The board eventually created a public comment period, but that doesn't go far enough because it comes before the board discusses the agenda, said attorney Sharon Barnett.

"That forum does not allow any meaningful participation," she said. "It isn't really open to them. It's something they can watch on TV or on their computer screens."

In March, Escambia Circuit Judge Frank Bell tossed out the suit, saying that the law only guarantees that meetings are open to the public. The plaintiffs, LeRoy Boyd and Byron Keesler, appealed. They are asking the court to nullify the board's actions.

Hanging in the balance is a $40 million maritime museum and waterfront park that the CMPA is charged with developing. The city has already spent $2.9 million on design fees, site preparation and environmental permits, said City Manager Al Coby.

The board's attorney, Ed Fleming, points to a 1983 Florida Supreme Court decision, "Marston," in which a newspaper sued when a search committee for a University of Florida law school dean met privately.

"We hasten to reassure respondents that nothing in this decision gives the public the right to be more than spectators," the justices wrote.

If everyone is allowed to speak, CMPA meetings would drag on for hours, and it would be difficult to recruit business and civic leaders to serve on the appointed panel, Fleming said.

"I know some members who would quit," he said.

Barnett counters with a 1969 Florida Supreme Court Decision, "Doran." Parents sued when the Broward County School Board banned the public from some of its meetings.

The public has, "an inalienable right to be present and to be heard at all deliberations wherein decisions affecting the public are being made," the justices wrote.
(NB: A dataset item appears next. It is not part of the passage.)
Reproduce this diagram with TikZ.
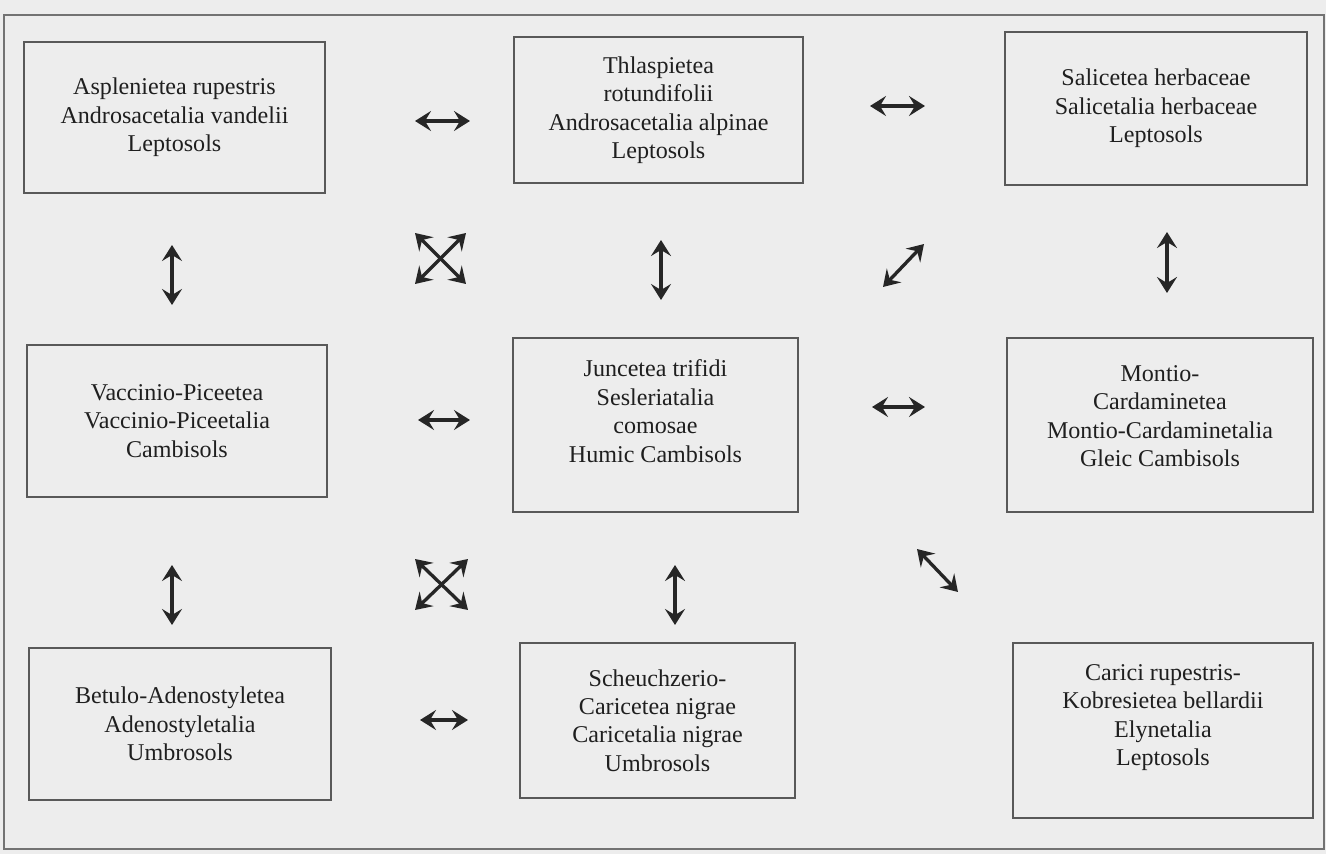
\documentclass[tikz,border=0pt]{standalone}
\usepackage{fontspec}
\setmainfont{Liberation Serif}
\usetikzlibrary{arrows.meta}

\begin{document}
\begin{tikzpicture}[
    x=0.02cm, y=-0.02cm,
    taxon/.style={draw=black!65, line width=0.8pt, align=center, inner sep=0pt,
                  minimum width=6cm, minimum height=3.04cm,
                  font=\fontsize{13.7}{16.2}\selectfont, text=black!88},
    dbl/.style={{Stealth[length=0.32cm, width=0.4cm, inset=0.12cm]}-{Stealth[length=0.32cm, width=0.4cm, inset=0.12cm]},
                line width=1.9pt, color=black!85},
    frame/.style={draw=black!55, line width=0.6pt},
]

% ── Paper and outer frame ─────────────────────────────
\fill[black!7] (0,0) rectangle (1326,854);
\useasboundingbox (0,0) rectangle (1326,854);
\draw[frame] (4,15) rectangle (1324,849);

% ── Row 1: rock and scree ─────────────────────────────
\node[taxon, minimum width=6.02cm, minimum height=3.02cm] (asplen)
    at (174.5,117.5) {Asplenietea rupestris\\Androsacetalia vandelii\\Leptosols};
\node[taxon, minimum width=5.78cm, minimum height=2.92cm] (thlasp)
    at (658.5,110) {Thlaspietea\\rotundifolii\\Androsacetalia alpinae\\Leptosols};
\node[taxon, minimum width=6.04cm, minimum height=3.06cm] (salic)
    at (1156,108.5) {Salicetea herbaceae\\Salicetalia herbaceae\\Leptosols};

% ── Row 2: heath and grassland ────────────────────────
\node[taxon] (vaccin)
    at (177,421) {Vaccinio-Piceetea\\Vaccinio-Piceetalia\\Cambisols};
\node[taxon, minimum width=5.7cm, minimum height=3.48cm, text depth=0.56cm] (juncet)
    at (655.5,425) {Juncetea trifidi\\Sesleriatalia\\comosae\\Humic Cambisols};
\node[taxon, minimum width=6.12cm, minimum height=3.48cm, text depth=0.36cm] (montio)
    at (1160,425) {Montio-\\Cardaminetea\\Montio-Cardaminetalia\\Gleic Cambisols};

% ── Row 3: tall herbs, mires, ridges ──────────────────
\node[taxon, minimum width=6.04cm] (betulo)
    at (180,724) {Betulo-Adenostyletea\\Adenostyletalia\\Umbrosols};
\node[taxon, minimum width=5.5cm, minimum height=3.1cm] (scheu)
    at (657.5,720.5) {Scheuchzerio-\\Caricetea nigrae\\Caricetalia nigrae\\Umbrosols};
\node[taxon, minimum height=3.5cm, text depth=0.62cm] (carici)
    at (1163,730.5) {Carici rupestris-\\Kobresietea bellardii\\Elynetalia\\Leptosols};

% ── Arrow end points ──────────────────────────────────
\coordinate (h12a) at (415,121);  \coordinate (h12b) at (470,121);
\coordinate (h23a) at (870,106);  \coordinate (h23b) at (925,106);
\coordinate (h45a) at (418,420);  \coordinate (h45b) at (470,420);
\coordinate (h56a) at (872,407);  \coordinate (h56b) at (925,407);
\coordinate (h78a) at (420,720);  \coordinate (h78b) at (468,720);
\coordinate (v14a) at (172,245);  \coordinate (v14b) at (172,305);
\coordinate (v25a) at (661,240);  \coordinate (v25b) at (661,300);
\coordinate (v36a) at (1167,232); \coordinate (v36b) at (1167,293);
\coordinate (v47a) at (172,565);  \coordinate (v47b) at (172,625);
\coordinate (v58a) at (675,565);  \coordinate (v58b) at (675,625);
\coordinate (xa1) at (415,233);   \coordinate (xa2) at (466,284);
\coordinate (xa3) at (466,233);   \coordinate (xa4) at (415,284);
\coordinate (xb1) at (415,559);   \coordinate (xb2) at (468,610);
\coordinate (xb3) at (468,559);   \coordinate (xb4) at (415,610);
\coordinate (d53a) at (883,287);  \coordinate (d53b) at (924,244);
\coordinate (d59a) at (917,549);  \coordinate (d59b) at (958,592);

% ── Horizontal links ──────────────────────────────────
\draw[dbl] (h12a) -- (h12b);
\draw[dbl] (h23a) -- (h23b);
\draw[dbl] (h45a) -- (h45b);
\draw[dbl] (h56a) -- (h56b);
\draw[dbl] (h78a) -- (h78b);

% ── Vertical links ────────────────────────────────────
\draw[dbl] (v14a) -- (v14b);
\draw[dbl] (v25a) -- (v25b);
\draw[dbl] (v36a) -- (v36b);
\draw[dbl] (v47a) -- (v47b);
\draw[dbl] (v58a) -- (v58b);

% ── Diagonal links ────────────────────────────────────
\draw[dbl] (xa1) -- (xa2);
\draw[dbl] (xa3) -- (xa4);
\draw[dbl] (xb1) -- (xb2);
\draw[dbl] (xb3) -- (xb4);
\draw[dbl] (d53a) -- (d53b);
\draw[dbl] (d59a) -- (d59b);

\end{tikzpicture}
\end{document}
"Participatory democracy, as a concept, is that the more ideas you get, the better," she said.

Local boards could easily establish rules and limit the amount of time for public comment, Barnett said.

Barbara Petersen, President of the First Amendment Foundation, agrees.

"The right to speak is the number one complaint I get all across the state," Petersen said. "This is our government, we elect these people to represent us. How are they supposed to know what we want if they don't allow us to speak?"